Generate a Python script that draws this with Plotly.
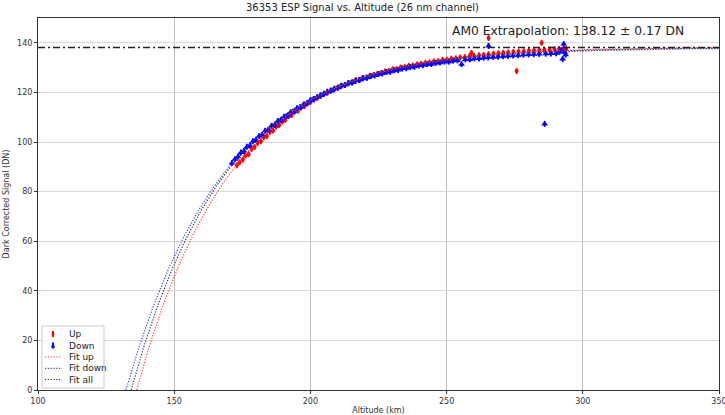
import numpy as np
import plotly.graph_objects as go

# Ascent ("Up") samples: altitude (km) and dark-corrected signal (DN)
up_alt = [173.0, 174.0, 175.2, 176.1, 177.3, 178.4, 179.5, 180.6, 181.8, 182.9,
          184.0, 185.1, 186.3, 187.4, 188.5, 189.7, 190.8, 192.0, 193.1, 194.3,
          195.4, 196.6, 197.8, 199.0, 200.2, 201.4, 202.6, 203.8, 205.0, 206.3,
          207.5, 208.8, 210.0, 211.3, 212.6, 213.9, 215.2, 216.5, 217.8, 219.1,
          220.5, 221.8, 223.2, 224.6, 226.0, 227.4, 228.8, 230.2, 231.7, 233.1,
          234.6, 236.1, 237.6, 239.1, 240.6, 242.2, 243.7, 245.3, 246.9, 248.5,
          250.1, 251.7, 253.4, 255.0, 256.7, 258.4, 259.1, 260.1, 261.9, 263.6,
          265.4, 265.4, 267.2, 269.0, 270.8, 272.6, 274.5, 275.7, 276.4, 278.3,
          280.2, 282.1, 284.0, 284.9, 285.9, 287.8, 289.6, 291.3, 292.8, 293.9]
up_sig = [90.6, 91.8, 92.9, 94.6, 95.1, 97.2, 98.0, 99.6, 100.3, 101.9,
          102.4, 104.1, 104.6, 106.2, 106.8, 108.3, 108.9, 110.4, 110.9, 112.3,
          112.6, 113.9, 114.4, 115.6, 116.3, 117.2, 117.9, 118.6, 119.5, 119.9,
          120.8, 121.2, 121.9, 122.6, 123.0, 123.7, 124.0, 124.8, 125.0, 125.8,
          126.0, 126.7, 127.0, 127.5, 127.8, 128.4, 128.6, 129.3, 129.4, 130.0,
          130.2, 130.7, 130.8, 131.3, 131.5, 131.9, 132.1, 132.5, 132.6, 133.1,
          133.2, 133.6, 133.7, 134.1, 134.2, 134.6, 135.9, 134.7, 135.0, 135.1,
          141.9, 135.4, 135.6, 135.8, 136.0, 136.1, 136.3, 128.6, 136.5, 136.6,
          136.8, 137.0, 137.1, 140.0, 137.2, 137.3, 137.4, 137.5, 137.4, 137.6]

# Descent ("Down") samples
down_alt = [171.2, 172.3, 173.4, 174.5, 175.6, 176.7, 177.8, 178.9, 180.0, 181.2,
            182.3, 183.4, 184.6, 185.7, 186.9, 188.0, 189.2, 190.4, 191.6, 192.8,
            194.0, 195.2, 196.4, 197.6, 198.8, 200.0, 201.2, 202.5, 203.7, 205.0,
            206.2, 207.5, 208.8, 210.1, 211.4, 212.7, 214.0, 215.4, 216.7, 218.1,
            219.4, 220.8, 222.2, 223.6, 225.0, 226.4, 227.9, 229.3, 230.8, 232.2,
            233.7, 235.2, 236.7, 238.2, 239.8, 241.3, 242.9, 244.4, 246.0, 247.6,
            249.2, 250.8, 252.4, 254.0, 255.5, 256.9, 258.5, 260.2, 261.9, 263.6,
            265.4, 265.3, 267.1, 268.9, 270.7, 272.5, 274.4, 276.3, 278.2, 280.1,
            282.0, 284.0, 286.0, 286.4, 288.3, 290.2, 291.5, 292.1, 292.6, 293.0,
            293.3, 293.7]
down_sig = [91.5, 93.0, 94.1, 95.8, 96.4, 98.1, 98.6, 100.3, 100.9, 102.4,
            102.9, 104.5, 104.9, 106.5, 106.9, 108.4, 108.8, 110.2, 110.6, 112.0,
            112.3, 113.7, 114.0, 115.1, 115.6, 116.8, 117.3, 118.1, 118.8, 119.4,
            120.3, 120.6, 121.5, 121.9, 122.7, 123.0, 123.8, 124.0, 124.8, 125.0,
            125.7, 125.9, 126.6, 126.8, 127.4, 127.6, 128.2, 128.3, 128.9, 129.0,
            129.6, 129.7, 130.2, 130.3, 130.8, 130.9, 131.4, 131.4, 131.9, 132.0,
            132.4, 132.4, 132.8, 132.9, 131.4, 133.3, 133.3, 133.7, 133.7, 134.0,
            138.7, 134.1, 134.3, 134.4, 134.6, 134.7, 134.9, 135.0, 135.2, 135.3,
            135.4, 135.5, 107.3, 135.6, 135.7, 135.8, 136.4, 137.0, 133.5, 139.5,
            136.2, 135.2]

# Saturation-model fit parameters: S = amp * (1 - exp(-(z - z0) / h))
fit_names = ["Fit up", "Fit down", "Fit all"]
fit_colors = ["#ff3b3b", "#3b3bff", "#333333"]
fit_amp = [138.4, 138.0, 138.12]
fit_z0 = [136.2, 132.3, 134.2]
fit_h = [34.4, 35.8, 34.6]

am0_value = 138.12
am0_err = 0.17

UP_COLOR = "#ff0000"
DOWN_COLOR = "#0000ff"
FIT_DASH = "1.2px,1.6px"

fig = go.Figure()

fig.add_trace(go.Scatter(
    x=up_alt, y=up_sig, mode="markers", name="Up",
    marker=dict(symbol="circle", size=4, color=UP_COLOR, line=dict(width=0)),
    error_y=dict(type="constant", value=1.2, color=UP_COLOR, thickness=1.8, width=0),
))
fig.add_trace(go.Scatter(
    x=down_alt, y=down_sig, mode="markers", name="Down",
    marker=dict(symbol="triangle-up", size=6, color=DOWN_COLOR, line=dict(width=0)),
    error_y=dict(type="constant", value=1.2, color=DOWN_COLOR, thickness=1.8, width=0),
))

for name, col, a, z0, h in zip(fit_names, fit_colors, fit_amp, fit_z0, fit_h):
    z = np.linspace(z0, 350, 300)
    s = a * (1 - np.exp(-(z - z0) / h))
    fig.add_trace(go.Scatter(
        x=z, y=s, mode="lines", name=name,
        line=dict(color=col, width=1.2, dash=FIT_DASH),
    ))

# AM0 extrapolated level
fig.add_shape(type="line", xref="paper", x0=0, x1=1, yref="y", y0=am0_value, y1=am0_value,
              line=dict(color="#222222", width=1.5, dash="7px,3px,2px,3px"))

fig.add_annotation(
    x=0.952, xref="paper", y=144.8, yref="y", xanchor="right", yanchor="middle",
    text=f"AM0 Extrapolation: {am0_value:.2f} \u00b1 {am0_err:.2f} DN",
    showarrow=False, font=dict(family="DejaVu Sans", size=12.3, color="#222222"),
)

# ---- compact legend box (lower-left corner of the axes) ----
W, H = 725, 415
ML, MR, MT, MB = 38, 6, 18, 25
PW, PH = W - ML - MR, H - MT - MB


def px(xp):
    return (xp - ML) / PW


def py(yp):
    return (H - MB - yp) / PH


fig.add_shape(type="rect", xref="paper", yref="paper",
              x0=px(42), x1=px(104), y0=py(388), y1=py(326),
              line=dict(color="#cccccc", width=1), fillcolor="rgba(255,255,255,0.85)")

legend_rows = [334, 345.5, 357, 368.3, 379.5]
legend_labels = ["Up", "Down"] + fit_names
for row, label in zip(legend_rows, legend_labels):
    fig.add_annotation(x=px(67), y=py(row), xref="paper", yref="paper",
                       xanchor="left", yanchor="middle", text=label, showarrow=False,
                       font=dict(family="DejaVu Sans", size=9, color="#222222"))

# Up glyph: dot with a short vertical bar
r0 = legend_rows[0]
fig.add_shape(type="line", xref="paper", yref="paper", x0=px(53), x1=px(53),
              y0=py(r0 + 3), y1=py(r0 - 3), line=dict(color=UP_COLOR, width=2))
fig.add_shape(type="circle", xref="paper", yref="paper", x0=px(51.5), x1=px(54.5),
              y0=py(r0 + 1.5), y1=py(r0 - 1.5), line=dict(width=0), fillcolor=UP_COLOR)
# Down glyph: small triangle with a short vertical bar
r1 = legend_rows[1]
fig.add_shape(type="line", xref="paper", yref="paper", x0=px(53), x1=px(53),
              y0=py(r1 + 3), y1=py(r1 - 3), line=dict(color=DOWN_COLOR, width=2))
fig.add_shape(type="path", xref="paper", yref="paper",
              path=f"M {px(50.8)} {py(r1 + 2)} L {px(55.2)} {py(r1 + 2)} L {px(53)} {py(r1 - 2.5)} Z",
              line=dict(width=0), fillcolor=DOWN_COLOR)
# Fit glyphs: short dotted segments
for row, col in zip(legend_rows[2:], fit_colors):
    fig.add_shape(type="line", xref="paper", yref="paper", x0=px(45), x1=px(62),
                  y0=py(row), y1=py(row), line=dict(color=col, width=1.2, dash=FIT_DASH))

fig.update_layout(
    width=W, height=H,
    margin=dict(l=ML, r=MR, t=MT, b=MB, autoexpand=False),
    paper_bgcolor="white", plot_bgcolor="white",
    title=dict(text="36353 ESP Signal vs. Altitude (26 nm channel)",
               x=0.5, xanchor="center", y=0.99, yanchor="top",
               font=dict(family="DejaVu Sans", size=10, color="#222222")),
    font=dict(family="DejaVu Sans", size=8, color="#333333"),
    showlegend=False,
)

fig.update_xaxes(
    range=[100, 350], tickvals=[100, 150, 200, 250, 300, 350],
    showgrid=True, gridcolor="#bdbdbd", gridwidth=1,
    showline=True, linecolor="#333333", linewidth=1, mirror=True,
    ticks="outside", ticklen=3, tickcolor="#333333",
    zeroline=False, automargin=False, ticklabeloverflow="allow",
    title=dict(text="Altitude (km)", standoff=4, font=dict(size=8)),
)
fig.update_yaxes(
    range=[0, 150], tickvals=[0, 20, 40, 60, 80, 100, 120, 140],
    showgrid=True, gridcolor="#d8d8d8", gridwidth=1,
    showline=True, linecolor="#333333", linewidth=1, mirror=True,
    ticks="outside", ticklen=3, tickcolor="#333333",
    zeroline=False, automargin=False,
    title=dict(text="Dark Corrected Signal (DN)", standoff=6, font=dict(size=8)),
)

fig.write_html("out.html")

The request - Quote, exactly and only, the lines from the first line of the data above through the line containing "import plotly.graph_objects as go". The pictures do not belong in it.

Task result -
Generate a Python script that draws this with Plotly.
import numpy as np
import plotly.graph_objects as go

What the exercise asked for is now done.